Familie lehnt Gedenkstein für toten Luca ab
Im Netz wurde eine Petition gestartet. Doch die Angehörigen des Jungen wie auch die Bürgermeisterin halten das für keine gute Idee.
Dülken. Bald ist es genau ein Jahr her, dass der kleine Luca ermordet wurde. Rolf Z. fällt es immer noch schwer, über die Zeit zu sprechen. „In einer Nacht wurde meine ganze Familie zerstört“, sagt der Großvater. Am 23. Oktober 2016 wurde sein fünfjähriger Enkel von dessen Stiefvater massiv misshandelt und anschließend erwürgt. Rolf Z.’s Tochter war zu dem Zeitpunkt in der Wohnung. Sie wurde vom Gericht zu zwei Jahren und acht Monaten Haft verurteilt. Lucas Stiefvater muss lebenslänglich ins Gefängnis.
Eine Initiative möchte nun einen Gedenkstein für Luca errichten. Auf einer Internetseite wurde eine Unterschriftenaktion gestartet, um Stimmen für das Vorhaben zu sammeln. Rolf Z. und die Familie des Jungen sind jedoch dagegen und erheben schwere Vorwürfe gegen einige der Initiatoren. „Wir sind von genau diesen Leute massiv angefeindet, beleidigt und bedroht worden“, sagt der Großvater des fünfjährigen Luca. Er könne zwar die Traurigkeit und die Wut der Menschen verstehen, nicht jedoch, warum man der Familie nach dem Verlust des Jungen die Schuld daran gebe.
Sonja D. ist eine der Organisatoren der Online-Petition. Sie wohnt in der Eifel und sei von dem Schicksal von Luca „sehr betroffen“ gewesen. Die 43-Jährige kannte den Großvater des Jungen bereits aus Internet-Gruppen auf Facebook und bestätigt im Gespräch, dass sie die Mitschuld am Tod des fünfjährigen Jungen bei der Familie sucht und dass es „persönliche Differenzen“ gegeben habe. Trotzdem wolle sie sich dafür engagieren, Luca eine Gedenkstätte zu errichten. „Das eine hat ja mit dem anderen nichts zu tun“, sagt sie. Gekannt hat sie Luca nicht. Sie sei von Eltern aus dem Kindergarten von Luca darum gebeten worden, „etwas für die Kinder zu machen“, damit sie einen Platz zum Abschiednehmen hätten.
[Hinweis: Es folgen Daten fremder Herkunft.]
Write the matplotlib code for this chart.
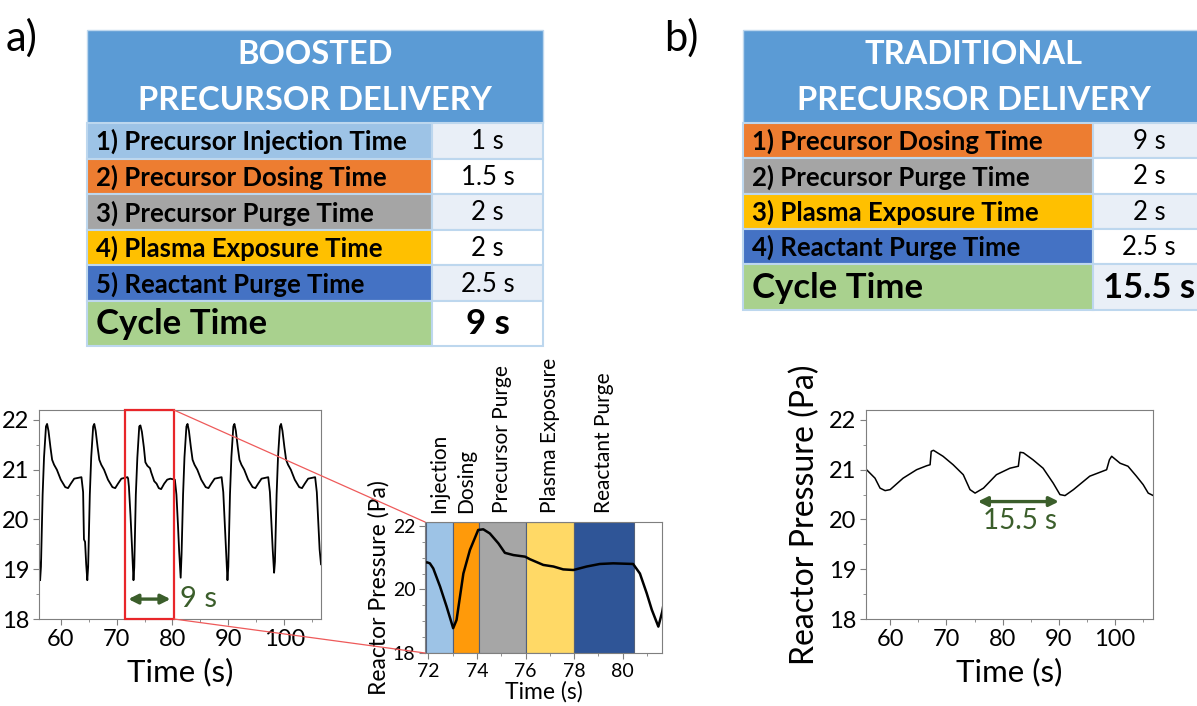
import matplotlib
matplotlib.use('Agg')
import matplotlib.pyplot as plt
from matplotlib.patches import Rectangle, ConnectionPatch
from matplotlib.ticker import MultipleLocator

plt.rcParams['font.family'] = ['Lato', 'DejaVu Sans']

# --- tables ---
boosted_steps = ['1) Precursor Injection Time', '2) Precursor Dosing Time',
                 '3) Precursor Purge Time', '4) Plasma Exposure Time',
                 '5) Reactant Purge Time']
boosted_times = ['1 s', '1.5 s', '2 s', '2 s', '2.5 s']
boosted_colors = ['#9DC3E6', '#ED7D31', '#A5A5A5', '#FFC000', '#4472C4']
boosted_cycle = '9 s'

trad_steps = ['1) Precursor Dosing Time', '2) Precursor Purge Time',
              '3) Plasma Exposure Time', '4) Reactant Purge Time']
trad_times = ['9 s', '2 s', '2 s', '2.5 s']
trad_colors = ['#ED7D31', '#A5A5A5', '#FFC000', '#4472C4']
trad_cycle = '15.5 s'

# --- boosted pressure trace (s, Pa) ---
boost_t = [56.12, 56.3, 56.45, 56.75, 57.0, 57.35, 57.55, 57.8, 58.15, 58.45, 58.8, 59.3,
           60.0, 60.8, 61.3, 61.8, 62.4, 63.7,
           64.0, 64.15, 64.35, 64.55, 64.75, 64.9, 65.2, 65.45, 65.8, 66.0, 66.25, 66.6,
           66.9, 67.25, 67.75, 68.45, 69.25, 69.75, 70.25, 70.85, 71.95,
           72.06, 72.2, 72.48, 72.75, 73.02, 73.16, 73.44, 73.71, 74.05, 74.26, 74.53,
           74.88, 75.15, 75.5, 75.98, 76.18, 76.73, 77.15, 77.55, 77.97, 78.52, 79.06,
           79.61, 80.43, 80.71, 80.99, 81.2, 81.47, 81.63,
           81.9, 82.15, 82.5, 82.7, 82.95, 83.3, 83.6, 83.95, 84.45, 85.15, 85.95,
           86.45, 86.95, 87.55, 88.8,
           89.1, 89.4, 89.6, 89.85, 90.0, 90.3, 90.55, 90.9, 91.1, 91.35, 91.7, 92.0,
           92.35, 92.85, 93.55, 94.35, 94.85, 95.35, 95.95, 97.15,
           97.45, 97.75, 97.95, 98.1, 98.2, 98.35, 98.65, 98.9, 99.25, 99.45, 99.7,
           100.05, 100.35, 100.7, 101.2, 101.9, 102.7, 103.2, 103.7, 104.3, 105.55,
           105.85, 106.15, 106.35, 106.6]
boost_p = [19.2, 18.78, 19.05, 20.5, 21.25, 21.87, 21.92, 21.78, 21.45, 21.2, 21.1, 21.0,
           20.8, 20.65, 20.63, 20.72, 20.82, 20.85,
           20.55, 19.6, 19.55, 19.1, 18.78, 19.05, 20.5, 21.25, 21.87, 21.92, 21.78, 21.45,
           21.2, 21.1, 21.0, 20.8, 20.65, 20.63, 20.72, 20.82, 20.85,
           20.82, 20.66, 20.09, 19.46, 18.78, 19.04, 20.5, 21.24, 21.87, 21.89, 21.76,
           21.45, 21.15, 21.08, 21.03, 20.95, 20.77, 20.72, 20.63, 20.61, 20.72, 20.8,
           20.82, 20.8, 20.5, 19.88, 19.36, 18.83, 19.3,
           20.5, 21.25, 21.87, 21.92, 21.78, 21.45, 21.2, 21.1, 21.0, 20.8, 20.65,
           20.63, 20.72, 20.82, 20.85,
           20.55, 19.85, 19.4, 18.78, 19.05, 20.5, 21.25, 21.87, 21.92, 21.78, 21.45, 21.2,
           21.1, 21.0, 20.8, 20.65, 20.63, 20.72, 20.82, 20.85,
           20.55, 19.85, 19.4, 19.1, 18.93, 19.15, 20.5, 21.25, 21.87, 21.92, 21.78,
           21.45, 21.2, 21.1, 21.0, 20.8, 20.65, 20.63, 20.72, 20.82, 20.85,
           20.55, 19.85, 19.4, 19.1]

# --- traditional pressure trace (s, Pa) ---
trad_t = [55.8, 57.3, 58.2, 59.1, 60.0, 62.3, 64.7, 66.5, 67.1, 67.3, 67.7, 69.4, 71.2,
          73.0, 74.2, 75.1, 76.6, 78.9, 81.3, 82.8, 83.1, 83.7, 85.4, 87.2, 89.0, 90.2,
          91.1, 92.6, 95.5, 98.5, 99.0, 99.4, 100.9, 102.3, 103.8, 105.0, 105.9, 106.8]
trad_p = [21.0, 20.83, 20.63, 20.58, 20.6, 20.83, 21.0, 21.08, 21.1, 21.37, 21.39, 21.27,
          21.1, 20.9, 20.6, 20.53, 20.63, 20.9, 21.03, 21.07, 21.35, 21.34, 21.2, 21.03,
          20.73, 20.5, 20.48, 20.6, 20.87, 21.0, 21.2, 21.27, 21.13, 21.07, 20.87, 20.7,
          20.53, 20.48]

# inset phases
phase_names = ['Injection', 'Dosing', 'Precursor Purge', 'Plasma Exposure', 'Reactant Purge']
phase_start = [71.9, 73.0, 74.1, 76.0, 78.0]
phase_end = [73.0, 74.1, 76.0, 78.0, 80.45]
phase_colors = ['#9DC3E6', '#FF9A0A', '#A6A6A6', '#FFD966', '#2F5597']

W, H = 1197, 706
fig = plt.figure(figsize=(W / 100, H / 100), dpi=100)

# overlay in pixel coordinates for the two tables
tab = fig.add_axes([0, 0, 1, 1])
tab.set_xlim(0, W)
tab.set_ylim(H, 0)
tab.axis('off')

grid_col = '#BDD7EE'


def draw_table(x0, x1, xs, top, head_bot, row_h, cyc_h, title, steps, times, colors, cycle):
    tab.add_patch(Rectangle((x0, top), x1 - x0, head_bot - top, fc='#5B9BD5', ec=grid_col, lw=1))
    tab.text((x0 + x1) / 2, top + (head_bot - top) * 0.26, title[0], color='white',
             fontsize=23.5, fontweight='bold', ha='center', va='center')
    tab.text((x0 + x1) / 2, top + (head_bot - top) * 0.76, title[1], color='white',
             fontsize=23.5, fontweight='bold', ha='center', va='center')
    y = head_bot
    for i, (s, t, c) in enumerate(zip(steps, times, colors)):
        tab.add_patch(Rectangle((x0, y), xs - x0, row_h, fc=c, ec=grid_col, lw=1.5))
        vc = '#E9EFF7' if i % 2 == 0 else 'white'
        tab.add_patch(Rectangle((xs, y), x1 - xs, row_h, fc=vc, ec=grid_col, lw=1.5))
        tab.text(x0 + 9, y + row_h / 2 + 1, s, fontsize=18.5, fontweight='bold', ha='left', va='center')
        tab.text((xs + x1) / 2, y + row_h / 2 + 1, t, fontsize=18.5, ha='center', va='center')
        y += row_h
    vc = '#E9EFF7' if len(steps) % 2 == 0 else 'white'
    tab.add_patch(Rectangle((x0, y), xs - x0, cyc_h, fc='#A9D18E', ec=grid_col, lw=1.5))
    tab.add_patch(Rectangle((xs, y), x1 - xs, cyc_h, fc=vc, ec=grid_col, lw=1.5))
    tab.text(x0 + 9, y + cyc_h / 2 + 1, 'Cycle Time', fontsize=25, fontweight='bold', ha='left', va='center')
    tab.text((xs + x1) / 2, y + cyc_h / 2 + 1, cycle, fontsize=25, fontweight='bold', ha='center', va='center')


draw_table(87, 543, 432, 30, 123, 35.6, 45, ('BOOSTED', 'PRECURSOR DELIVERY'),
           boosted_steps, boosted_times, boosted_colors, boosted_cycle)
draw_table(743, 1205, 1093, 30, 123, 35.3, 46, ('TRADITIONAL', 'PRECURSOR DELIVERY'),
           trad_steps, trad_times, trad_colors, trad_cycle)

tab.text(6, 38, 'a)', fontsize=30, ha='left', va='center')
tab.text(664, 38, 'b)', fontsize=30, ha='left', va='center')

green = '#3B5E2B'
spine_col = '#7F7F7F'


def style(ax, ls):
    for sp in ax.spines.values():
        sp.set_color(spine_col)
        sp.set_linewidth(0.8)
    ax.tick_params(which='both', color=spine_col, labelsize=ls, pad=3)
    ax.tick_params(which='major', length=4)
    ax.tick_params(which='minor', length=2.5)


# left: boosted
ax_l = fig.add_axes([39 / W, 1 - 619 / H, 282 / W, 209 / H])
ax_l.plot(boost_t, boost_p, color='black', lw=1.3)
ax_l.set_xlim(56.1, 106.6)
ax_l.set_ylim(18, 22.2)
ax_l.xaxis.set_major_locator(MultipleLocator(10))
ax_l.xaxis.set_minor_locator(MultipleLocator(5))
ax_l.yaxis.set_major_locator(MultipleLocator(1))
ax_l.yaxis.set_minor_locator(MultipleLocator(0.5))
style(ax_l, 17)
ax_l.set_xlabel('Time (s)', fontsize=22.5, labelpad=6)
ax_l.add_patch(Rectangle((71.5, 18), 80.25 - 71.5, 4.2, fill=False, ec='#E8262A', lw=1.6, clip_on=False, zorder=5))
ax_l.annotate('', xy=(71.6, 18.4), xytext=(80.15, 18.4),
              arrowprops=dict(arrowstyle='<|-|>', color=green, lw=2.4, mutation_scale=14))
ax_l.text(81.3, 18.4, '9 s', color=green, fontsize=21, ha='left', va='center')

# right: traditional
ax_r = fig.add_axes([866 / W, 1 - 619 / H, 287 / W, 209 / H])
ax_r.plot(trad_t, trad_p, color='black', lw=1.1)
ax_r.set_xlim(55.7, 106.75)
ax_r.set_ylim(18, 22.2)
ax_r.xaxis.set_major_locator(MultipleLocator(10))
ax_r.xaxis.set_minor_locator(MultipleLocator(5))
ax_r.yaxis.set_major_locator(MultipleLocator(1))
ax_r.yaxis.set_minor_locator(MultipleLocator(0.5))
style(ax_r, 17)
ax_r.set_xlabel('Time (s)', fontsize=22.5, labelpad=6)
ax_r.set_ylabel('Reactor Pressure (Pa)', fontsize=23, labelpad=6)
ax_r.annotate('', xy=(75.1, 20.36), xytext=(90.5, 20.36),
              arrowprops=dict(arrowstyle='<|-|>', color=green, lw=2.4, mutation_scale=14))
ax_r.text(83.1, 19.96, '15.5 s', color=green, fontsize=20, ha='center', va='center')

# inset: one boosted cycle
ax_in = fig.add_axes([425 / W, 1 - 653 / H, 237 / W, 131 / H])
for nm, s, e, c in zip(phase_names, phase_start, phase_end, phase_colors):
    ax_in.axvspan(s, e, fc=c, ec='#52607A', lw=0.8)
    ax_in.text((s + e) / 2, 1.07, nm, transform=ax_in.get_xaxis_transform(), rotation=90,
               ha='center', va='bottom', fontsize=15)
ax_in.plot(boost_t, boost_p, color='black', lw=1.8)
ax_in.set_xlim(71.86, 81.62)
ax_in.set_ylim(18, 22.12)
ax_in.xaxis.set_major_locator(MultipleLocator(2))
ax_in.xaxis.set_minor_locator(MultipleLocator(1))
ax_in.yaxis.set_major_locator(MultipleLocator(2))
ax_in.yaxis.set_minor_locator(MultipleLocator(0.5))
style(ax_in, 14)
ax_in.set_xlabel('Time (s)', fontsize=16.5, labelpad=1)
ax_in.set_ylabel('Reactor Pressure (Pa)', fontsize=16.5, labelpad=2)

for ya, yb in ((22.2, 1), (18, 0)):
    con = ConnectionPatch(xyA=(80.25, ya), coordsA=ax_l.transData,
                          xyB=(0, yb), coordsB=ax_in.transAxes,
                          color='#EE5A5A', lw=0.9)
    fig.add_artist(con)

fig.savefig('out.png', dpi=100)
Daraufhin erbat die 43-Jährige, ohne das Einverständnis der Hinterbliebenen von Luca, bei der Viersener Bürgermeisterin um Zustimmung für ihr Vorhaben. Die Stadt lehnte das jedoch ab. Auf Anfrage bestätigte ein Sprecher der Stadt Viersen die Absage, betonte jedoch auch, dass der Bürgermeisterin „kein förmlicher Antrag auf eine Sondernutzung“ gestellt wurde, sondern lediglich das Vorhaben vorgetragen wurde. Zwar habe die Bürgermeisterin „durchaus Verständnis für den vorgetragenen Wunsch“, jedoch böten in unserem Kulturkreis Friedhöfe oder Grabeskirchen einen Raum der Anteilnahme und des Gedenkens. Der öffentliche Raum sei hingegen dazu weniger geeignet.
Bürgermeisterin Sabine Anemüller (SPD) sagte außerdem: „Hinzu kommt: Bisher ist eine Abstimmung mit der Familie des getöteten Jungen nicht erfolgt.“ Außerdem sei es zum Teil unmöglich, „eine Gedenkstätte im öffentlichen Raum dauerhaft so zu schützen, dass jederzeit die Würde des Gedenkens gewahrt werden könnte“, heißt es. Nach Ansicht der Stadt „widerspräche es dem Charakter eines Orts des Gedenkens, wenn hier — leider — jederzeit mit Verschmutzungen oder Vandalismus gerechnet werden müsste“, teilte der Stadtsprecher weiter mit.
Auch Lucas Großvater hat die Befürchtung, dass mit einer Gedenkstätte keine Ruhe einkehren würde. Aus Sorge vor Anfeindungen bei der Beerdigung habe man den Jungen nicht einmal in seinem Heimatort beisetzen können, sagt er. Die Beerdigung habe damals unter Polizeischutz stattfinden müssen. „Wenn ich um mein Enkelkind trauern möchte, dann kann ich das überall tun. Da brauche ich keinen Gedenkstein für“, sagt er.
Der Fall des getöteten Jungen berührte viele Menschen. 500 Menschen nahmen im November vergangenen Jahres an einem Gedenkmarsch für den Fünfjährigen teil. Der Weg führte auch vorbei an dem Wohnhaus, in dem Luca starb.